DO's strength is evident in its recent growth: Quinn pegs spending in 2007 at $2.19 billion, noting that this represents a 24.5% increase over 2006. Looking back a few years, Quinn found that the DO market tripled in size from 2002-2007, thanks to a cumulative annual growth rate of 23.1% during that time.
Thus, DO outstripped the growth rate for out-of-home advertising in general, which posted annual increases of 5% to 8% per year from 2002-2007. Comparing Quinn's estimate with the Outdoor Advertising Association of America's estimate of $7.28 billion for all out-of-home advertising in 2007 shows that DO constitutes about 30% of total out-of-home revenues, doubling its 15% share in 2002.
However, its strong performance in recent years will not insulate DO from the current economic downturn, according to Quinn. He predicts a "shakeout" in 2008-2009 followed by a "breakout" in 2009-2010.
In addition to general economic woes, the shakeout will be driven, in part, by the elimination of redundant or inefficient video networks-- many of which were thrown together with little thought for strategy and profitability during DO's boom years earlier this decade.
It will also see the liquidation of some high-quality networks that were unable to make their business model work.
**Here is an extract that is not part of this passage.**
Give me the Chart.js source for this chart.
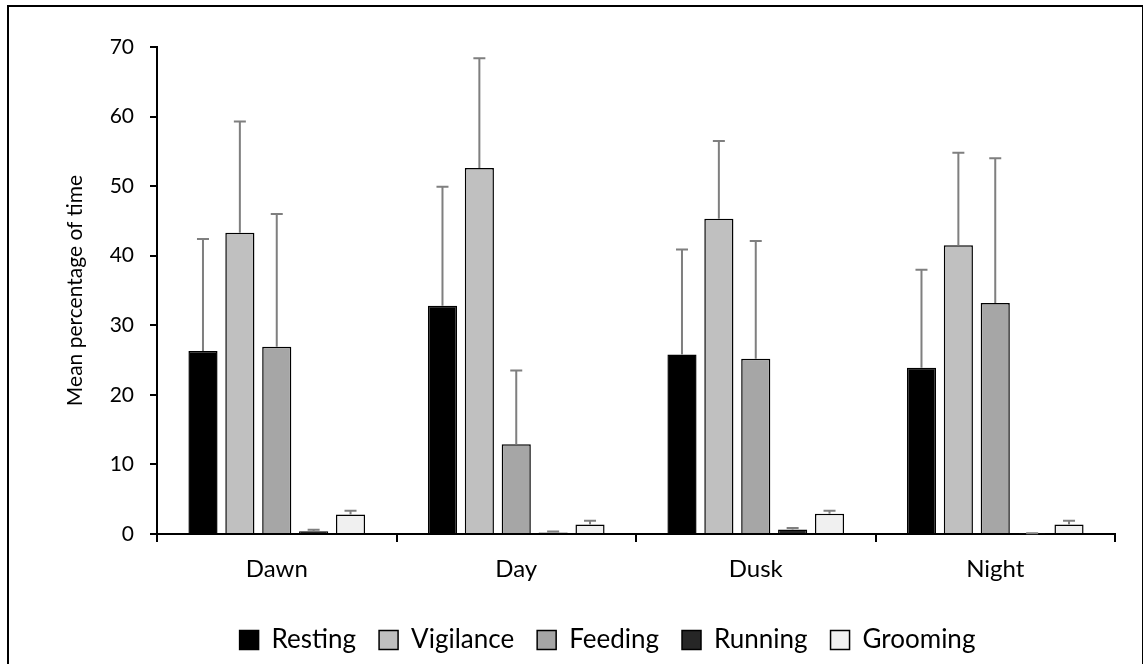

Quinn pointed to the recent demise of Reactrix, which earned kudos for its engaging interactive technology and high-profile partnerships, but still burned through venture-capital cash without turning a profit.
In large part, the shakeout will take the form of mergers and acquisitions, as complementary and competing networks are rolled up by private-equity firms. However, Quinn declined to name any specific candidates for acquisition (or failure).
The shakeout will set the stage for another surge of digital out-of-home spending in 2010, once the overall economy begins to recover. The medium's intrinsic advantages are being reinforced by new technologies for targeting and venue-based media solutions. According to Quinn: "Marketers from time immemorial have searched for ways to influence the consumers at the point of decision. Now they're finding ways to coordinate multiple media platforms with digital out-of-home, including event marketing, brand integration, product sampling and online content."
Quinn was particularly enthusiastic about the "convergence between digital out-of-home and mobile." In addition, the aggregation of video networks, either through M&A or by meta-networks like SeeSaw, will allow comprehensive geo-targeting of consumers in particular areas. In effect, it will surround them with video messages at multiple venues--a practice called "area-jacking" in Japan, where it was pioneered by advertisers.